Olga Harmony
La tempestad

La representación de un texto clásico y muy estudiado puede realizarse en dos vertientes, ya sea un intento absoluto de respeto a la época del original y a todas sus partes, ya sea actualizándolo de tal modo que a través de él se logre una nueva visión, una propuesta acorde con el tiempo y el lugar en que se represente. En este segundo caso, esa visión debe entrañar un ojo crítico hacia lo que se cuenta. La tempestad, de William Shakespeare, entraña una dificultad mayor, esta vez ideológica, sobre todo en el tratamiento de Calibán y sus relaciones con Próspero, por lo menos para los mexicanos de este siglo y de esta década, muy diferentes a los ingleses de la etapa isabelina. En efecto, en esta penúltima obra shakespereana, en la que se ha querido ver un luminoso ejemplo del triunfo del bien contra el mal, el humanismo que campea es el de un europeo ilustrado del siglo XVII con las citas casi textuales que Gonzalo, en la descripción de lo que sería su república ideal, hace de Montaigne. Para Shakespeare, hijo genial, pero al cabo hijo de su tiempo, la conquista de otras tierras y la sumisión --que entrañaba un acto ``civilizatorio'' de sus habitantes para hacer de ellos buenos cristianos y, sobre todo, súbditos obedientes y eficaces-- no podía más que ser natural.

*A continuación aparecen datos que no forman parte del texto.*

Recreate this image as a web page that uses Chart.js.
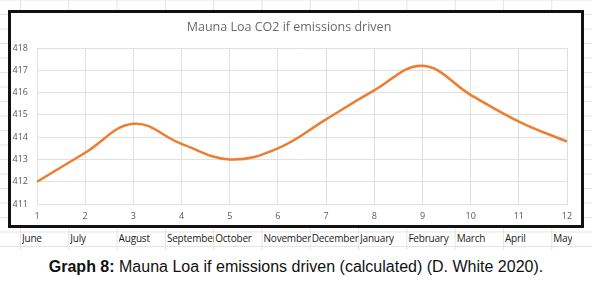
<!DOCTYPE html>
<html>
<head>
<meta charset="utf-8">
<script src="https://cdn.jsdelivr.net/npm/chart.js@4/dist/chart.umd.min.js"></script>
<style>
  html, body { margin: 0; padding: 0; background: #fff; }
  body { width: 592px; height: 287px; position: relative; overflow: hidden; font-family: "Open Sans", sans-serif; }
  #sheet {
    position: absolute; left: 0; top: 0; width: 592px; height: 250px;
    background-image:
      linear-gradient(to right, #e4e4e4 1px, transparent 1px),
      linear-gradient(to bottom, #e4e4e4 1px, transparent 1px);
    background-size: 48.3px 14.5px;
    background-position: 20px 14px;
  }
  #box {
    position: absolute; left: 8px; top: 10px; width: 570px; height: 212px;
    border: 3px solid #111; background: #fff;
  }
  #months { position: absolute; left: 0; top: 230px; width: 592px; height: 16px; }
  #months span {
    position: absolute; top: 1px; font-family: "Open Sans", sans-serif; font-size: 10px;
    color: #222; white-space: nowrap; letter-spacing: -0.2px;
  }
  #caption {
    position: absolute; left: 0; width: 592px; top: 258px; text-align: center;
    font-family: "Liberation Sans", Arial, sans-serif; font-size: 16px; color: #111;
  }
</style>
</head>
<body>
<div id="sheet"></div>
<div id="box"><canvas id="chart" width="570" height="212"></canvas></div>
<div id="months"></div>
<div id="caption"><b>Graph 8:</b> Mauna Loa if emissions driven (calculated) (D. White 2020).</div>
<script>
// valores
const categories = ['1', '2', '3', '4', '5', '6', '7', '8', '9', '10', '11', '12'];
const co2Values = [412.0, 413.3, 414.6, 413.7, 413.0, 413.5, 414.8, 416.1, 417.2, 415.9, 414.7, 413.8];
const monthNames = ['June', 'July', 'August', 'September', 'October', 'November', 'December',
  'January', 'February', 'March', 'April', 'May'];
const yTicks = [411, 412, 413, 414, 415, 416, 417, 418];

// fila de meses debajo del grafico (celdas de la hoja)
const monthsRow = document.getElementById('months');
monthNames.forEach(function (m, i) {
  const s = document.createElement('span');
  s.textContent = m;
  s.style.left = (22 + 48.3 * i) + 'px';
  s.style.maxWidth = '47px';
  s.style.overflow = 'hidden';
  monthsRow.appendChild(s);
});

const gridColor = '#e0e0e0';
const tickColor = '#595959';

new Chart(document.getElementById('chart'), {
  type: 'line',
  data: {
    labels: categories,
    datasets: [{
      data: co2Values,
      borderColor: '#ED7D31',
      borderWidth: 2.5,
      tension: 0.4,
      pointRadius: 0,
      fill: false
    }]
  },
  options: {
    responsive: false,
    animation: false,
    layout: { padding: { left: 0, right: 14, top: 0, bottom: 0 } },
    plugins: {
      legend: { display: false },
      tooltip: { enabled: false },
      title: {
        display: true,
        text: 'Mauna Loa CO2 if emissions driven',
        color: '#6a6a6a',
        font: { family: 'Open Sans', size: 12.5, weight: 'normal' },
        padding: { top: 7, bottom: 13 }
      }
    },
    scales: {
      x: {
        offset: false,
        grid: { color: gridColor, drawTicks: false },
        border: { color: gridColor },
        ticks: { color: tickColor, font: { family: 'Open Sans', size: 9 }, padding: 7, maxRotation: 0 },
        afterFit: function (s) { s.height = 21; }
      },
      y: {
        min: 411,
        max: 418,
        afterBuildTicks: function (s) { s.ticks = yTicks.map(v => ({ value: v })); },
        grid: { color: gridColor, drawTicks: false },
        border: { color: gridColor },
        ticks: { color: tickColor, font: { family: 'Open Sans', size: 9 }, padding: 9 },
        afterFit: function (s) { s.width = 26; }
      }
    }
  }
});
</script>
</body>
</html>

Se sabe muy bien de las fuentes hispanas de esta obra, en donde el dramaturgo mezcla un tanto relatos caribeños y de la Patagonia para crear esta isla, antes propiedad de la bruja Sycorax y de su hijo Calibán, a donde llegaran Próspero y Miranda. Si bien Calibán está muy lejos del buen salvaje popularizado en el siglo XVIII, como afirma Bernard Nšel, y su persona es repulsiva y servil, su figura ha sido reivindicada desde Ernest Renan y en la actualidad no puede verse de modo ingenuo. Shakespeare mismo le hace proferir palabras que indican su desprecio a quien, con engaños y mediante su obra ``civilizatoria'' lo privó de una tierra a la que había dado una gustosa bienvenida. Y en el tiempo mexicano actual, en el que nuestros posibles calibanes han dicho que ya basta a los prósperos que aún conviven con ellos, tomar partido aparece como algo muy necesario.

El partido que ha tomado Antonio Castro sería el del gobierno y los auténticos coletos al presentar al personaje sin ningún sentido crítico o reivindicatorio. La adaptación y escenificación que Castro hiciera de El matrimonio, de Gombrowickz, me entusiasmó y ahora me desconcierta por muchos motivos. El primero, el dolorcillo que siempre me produce la despolitización de los jóvenes. Castro prescinde de lo espectacular, como la Mascarada del acto IV o la presencia de los genios convocados por Ariel. Esto podría deberse, como la fusión de un par de personajes en uno solo, a necesidades de presupuesto y de reparto. Pero yo prefiero pensar en una propuesta deliberada, cuya austeridad --que casi linda con lo gélido-- debiera indicar que se nos quiere dar una visión distinta del drama. Y esto no sucede y me temo que el problema mayor del espectáculo sea la carencia de un punto de vista hacia lo que se está contando.

En una escenografía muy fría que se debe a Mónica Raya, que incluye trampas en el piso y puertas corredizas, y con una iluminación de Xóchitl González a base de luces intensas y monocromáticas que cambian según las escenas (y que al principio parecían definir a cada personaje, pero que después se contaminan) y un vestuario muy intemporal diseñado por Gilda Navarro, Castro moderniza la imagen --sobre todo al cambiar el barco náufrago por un avión o las espadas por pistolas-- aunque no modernice del todo el texto. Al cabo talentoso, Antonio Castro tiene muchos aciertos. Uno sería utilizar la invisibilidad de Ariel para convertirlo en un ``hombre negro'' a la manera del teatro oriental; otro, la puerta corrediza movida por la magia de Ariel dando lugar a cuadritos como de comic. El trazo escénico es eficiente, pero el ritmo es muy lento. Por alguna razón, su excelente cuadro de actores no convence. José Carlos Rodríguez, como Próspero, carece de la fuerza del mago y la reflexión del sabio; sus pausas son excesivas y poco justificadas.

Ursula Pruneda como Miranda hace gala de un candor tan falso que se nota impostado. Claudette Mallé, como Ariel, y Jorge Zárate, como Calibán, por los tonos que se le han dado buscan una comicidad muy lejana a lo que representan. De los demás, cabría anotar a Diego Jáuregui, Juan Carlos Remolina, Ramón Barragán y Rodrigo Murray como los que mejor cumplen su cometido, aunque el diseño general del montaje les haga caer también por momentos en el tedio que despierta la desacertada escenificación.